The Life of a Grip

No matter what the career path people choose it is almost always the case that you need to start at the bottom and work your way up. This is the case for many of us film makers and those who aspire to be involved with production crews. Being a grip is being at the bottom of the food chain basically. You are asked to do all the back breaking work like moving heavy equipment around the sets and setting up all the stands and basically the most basic of basics. Sometimes it feels like it is something a monkey could do. 

However being a grip can be just a stepping stone to bigger and better things. You get to be on set with all the other directors of lighting and audio and videography and all that so you are able to see how they work. While you are doing the grunt work you are still able to get a feel for what it takes to become something more important. But make sure you are prepared for anything you might be asked to assist with. Carry around extra things like clips, scrim, tape, small tools and so on. When somebody is looking for one of these and you are the guy that is ready right away with them then you are going to be looking good for future reference.

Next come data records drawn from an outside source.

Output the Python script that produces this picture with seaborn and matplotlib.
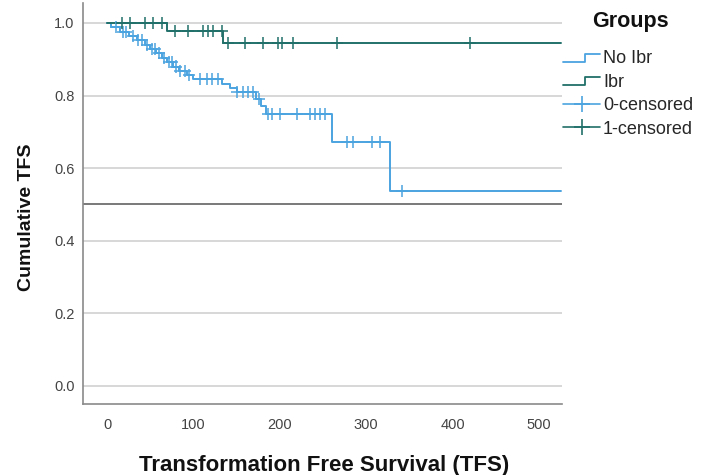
import numpy as np
import pandas as pd
import matplotlib
matplotlib.use("Agg")
import matplotlib.pyplot as plt
from matplotlib.lines import Line2D
from matplotlib.legend_handler import HandlerBase
import seaborn as sns

# Kaplan-Meier step points (time, cumulative TFS)
noibr_t = [0, 5, 15, 25, 35, 44, 50, 57, 64, 70, 76, 83, 92, 100, 133, 142, 150,
           173, 178, 184, 260, 328, 525]
noibr_s = [1.0, 0.988, 0.976, 0.964, 0.952, 0.940, 0.928, 0.916, 0.904, 0.892,
           0.880, 0.868, 0.856, 0.845, 0.833, 0.821, 0.809, 0.790, 0.770, 0.748,
           0.673, 0.538, 0.538]
ibr_t = [0, 70, 134, 525]
ibr_s = [1.0, 0.978, 0.946, 0.946]

# censored observations (times)
noibr_cens = [10, 18, 22, 30, 36, 40, 46, 52, 55, 60, 66, 72, 75, 80, 85, 90, 95,
              108, 116, 121, 128, 150, 157, 163, 169, 176, 186, 191, 200, 220,
              235, 241, 247, 252, 278, 285, 307, 316, 341]
ibr_cens = [17, 27, 44, 53, 64, 79, 94, 111, 117, 123, 133, 140, 160, 181, 198,
            203, 215, 266, 420]

groups = ["No Ibr", "Ibr"]
colors = {"No Ibr": "#4ba3df", "Ibr": "#21706a"}


def step_value(t, times, surv):
    idx = np.searchsorted(times, t, side="right") - 1
    return np.array(surv)[idx]


curves = pd.concat([
    pd.DataFrame({"time": noibr_t, "surv": noibr_s, "group": "No Ibr"}),
    pd.DataFrame({"time": ibr_t, "surv": ibr_s, "group": "Ibr"}),
])
cens = pd.concat([
    pd.DataFrame({"time": noibr_cens, "surv": step_value(noibr_cens, noibr_t, noibr_s), "group": "No Ibr"}),
    pd.DataFrame({"time": ibr_cens, "surv": step_value(ibr_cens, ibr_t, ibr_s), "group": "Ibr"}),
])

sns.set_style("white")
plt.rcParams["font.family"] = ["Liberation Sans", "DejaVu Sans"]

W, H = 701, 475
fig = plt.figure(figsize=(W / 100, H / 100), dpi=100)
ax = fig.add_axes([83 / W, 1 - 404 / H, (562 - 83) / W, (404 - 3) / H])

for y in [0.0, 0.2, 0.4, 0.6, 0.8, 1.0]:
    ax.axhline(y, color="#d4d4d4", lw=1.3, zorder=0)
ax.axhline(0.5, color="#6e6e6e", lw=1.3, zorder=1)

sns.lineplot(data=curves, x="time", y="surv", hue="group", palette=colors,
             estimator=None, sort=False, drawstyle="steps-post", lw=1.4,
             legend=False, ax=ax, zorder=3)
sns.scatterplot(data=cens, x="time", y="surv", hue="group", palette=colors,
                marker="+", s=75, linewidth=1.1, legend=False, ax=ax, zorder=4)

ax.set_xlim(-27.8, 526.6)
ax.set_ylim(-0.05, 1.055)
ax.set_xticks([0, 100, 200, 300, 400, 500])
ax.set_yticks([0.0, 0.2, 0.4, 0.6, 0.8, 1.0])
ax.set_yticklabels(["0.0", "0.2", "0.4", "0.6", "0.8", "1.0"])
ax.tick_params(length=0, labelsize=10.5, labelcolor="#444444", pad=6)
ax.tick_params(axis="x", pad=10)
for side in ["top", "right"]:
    ax.spines[side].set_visible(False)
for side in ["left", "bottom"]:
    ax.spines[side].set_color("#8a8a8a")
    ax.spines[side].set_linewidth(1.2)
ax.set_xlabel("")
ax.set_ylabel("")

fig.text(324 / W, 1 - 465 / H, "Transformation Free Survival (TFS)", fontsize=16,
         fontweight="bold", ha="center", va="center", color="#111111")
fig.text(27 / W, 1 - 217 / H, "Cumulative TFS", fontsize=14, fontweight="bold",
         rotation=90, ha="center", va="center", color="#111111")
fig.text(630 / W, 1 - 22 / H, "Groups", fontsize=15.5, fontweight="bold",
         ha="center", va="center", color="#111111")


class HandlerStep(HandlerBase):
    def create_artists(self, legend, orig_handle, xdescent, ydescent, width, height, fontsize, trans):
        xs = [-xdescent, -xdescent + 0.6 * width, -xdescent + 0.6 * width, -xdescent + width]
        ys = [-ydescent + 0.1 * height, -ydescent + 0.1 * height,
              -ydescent + 0.75 * height, -ydescent + 0.75 * height]
        ln = Line2D(xs, ys, color=orig_handle.get_color(), lw=1.3, transform=trans)
        return [ln]


h_no = Line2D([], [], color=colors["No Ibr"])
h_ib = Line2D([], [], color=colors["Ibr"])
h_c0 = Line2D([], [], color=colors["No Ibr"], lw=1.2, marker="+", markersize=12, markeredgewidth=1.2)
h_c1 = Line2D([], [], color=colors["Ibr"], lw=1.2, marker="+", markersize=12, markeredgewidth=1.2)
leg = fig.legend([h_no, h_ib, h_c0, h_c1], ["No Ibr", "Ibr", "0-censored", "1-censored"],
                 handler_map={h_no: HandlerStep(), h_ib: HandlerStep()},
                 loc="upper left", bbox_to_anchor=(556 / W, 1 - 43 / H),
                 frameon=False, fontsize=13, handlelength=2.05,
                 handletextpad=0.15, labelspacing=0.36, borderaxespad=0)

fig.savefig("out.png", dpi=100)
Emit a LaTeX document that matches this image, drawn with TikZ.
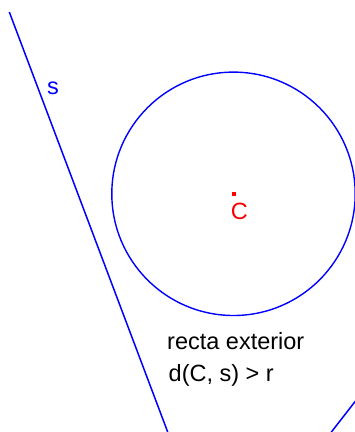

One of the tasks you might be asked to assist with as a grip might be setting up the lights. Always making sure the scene and talent are not over or under exposed. Adjusting the flaps on the lights to narrow down where you want the scene to start and end. Always try and start with basic three point lighting and if anybody tells you that it should be changed then just do what they ask, all shots are different and I struggle with lighting a lot. Don’t be afraid to ask questions when you aren’t sure if it looks right and be open to advice that your lead and directors give. The more you get to know what the people you work with want then the easier your job will be.

One thing I can say that I have learned as a grip is to not get in the way. You are basically an extra hand for work and are not exactly part of the whole creative process. So even though you might want to get in the middle of everything that is going on and learn new things you might just be causing a nuisance for the director. You’re time will come for that. Let the director block out his shots the way the he wants them. I’ve definitely learned not to make suggestions when it is not my project. I’m not the one getting paid the big bucks so the director wants it to be solely their responsibility for making the calls.

Being a grip has its ups and downs but can definitely be worth the experience. You will get to know a lot of people that could help in a future production career. And if you work hard at being a good grip then you have a much better chance at landing the lead positions on future crews. Hard work almost never goes unnoticed.


Posted on November 18, 2013, in Adventures, Productions and tagged , , , , . Bookmark the permalink. 15 Comments.

  1. Not to sound overly pessimistic here, but do you think that perhaps your view on being the ‘grunt’ (in your case ‘grip’) might hinge on the optimistic side? I’ve always appreciated hard work and all that but being overly-reliable can get you into different sorts of troubles, or perhaps you disagree?

    • I’m just trying to show a little of both sides of being a grip. It is where everyone basically will start off and those things that you do as a grunt are the basic things you need to know to move further into the field. It could be easy to get in trouble if you don’t know what youre doing or arent comfortable with handling expensive equipment that doesnt belong to you. (I was that way for the longest time). It is just something that when being a grip on a crew you need to get comfortable with.

  2. where were you a grip? did you get to meet any celebrities?

    • I was a grip for a company that is now based out of springfield called New York Sound and Motion. They are basically a video commercial business that works with a lot of locals and other state businesses. I dont know if you would consider him a celebrity but I did meet MA Representative Richard Neal.

  3. What are your experiences as being a grip?

    • I worked with a company called New York Sound and Motion for about 3 months. My experience was a lot of carrying around heavy equipment (The cases probably weight more than what was inside of them) and setting up some basic rigs and lighting. Here and there i was able to operate the camera when it wasnt so crucial to the shoot but it was definitely a good experience.

  4. What is the next level after being a grip? What level do you plan to reach at?

    • Moving upward from a grip you could really try and go for anything. Lighting director, audio director, or assistants to any of the higher ups even. I’d love to be able to full out direct some kind of production and make a vision come alive.

  5. How long does one need to stay at this position before taking the next step?

    • I think it really depends on when you feel you are ready to take the next step or if someone notices that you put in the work and are willing to move ahead and become more of an assistant to a director than just some lackey. It can be all about making people know you are there and that you genuinely have a passion for what you do. I wouldnt know how to put any specific time frame where someone could or should be at the position of being a grip.

  6. What was the best thing about being a grip to you?

    • Well it is a lot of work. You are helping out from the beginning to the end of the production. So while you are moving around and setting up you can still get to see all the creative minds at work. I certainly like being able to pick the minds of the people I work with.

  7. Do they ever give a hands on view of the process of production while being handed the “dirty” work of it?

  8. What’s your best experience in being a grip?

  9. What is your favorite thing about being a grip?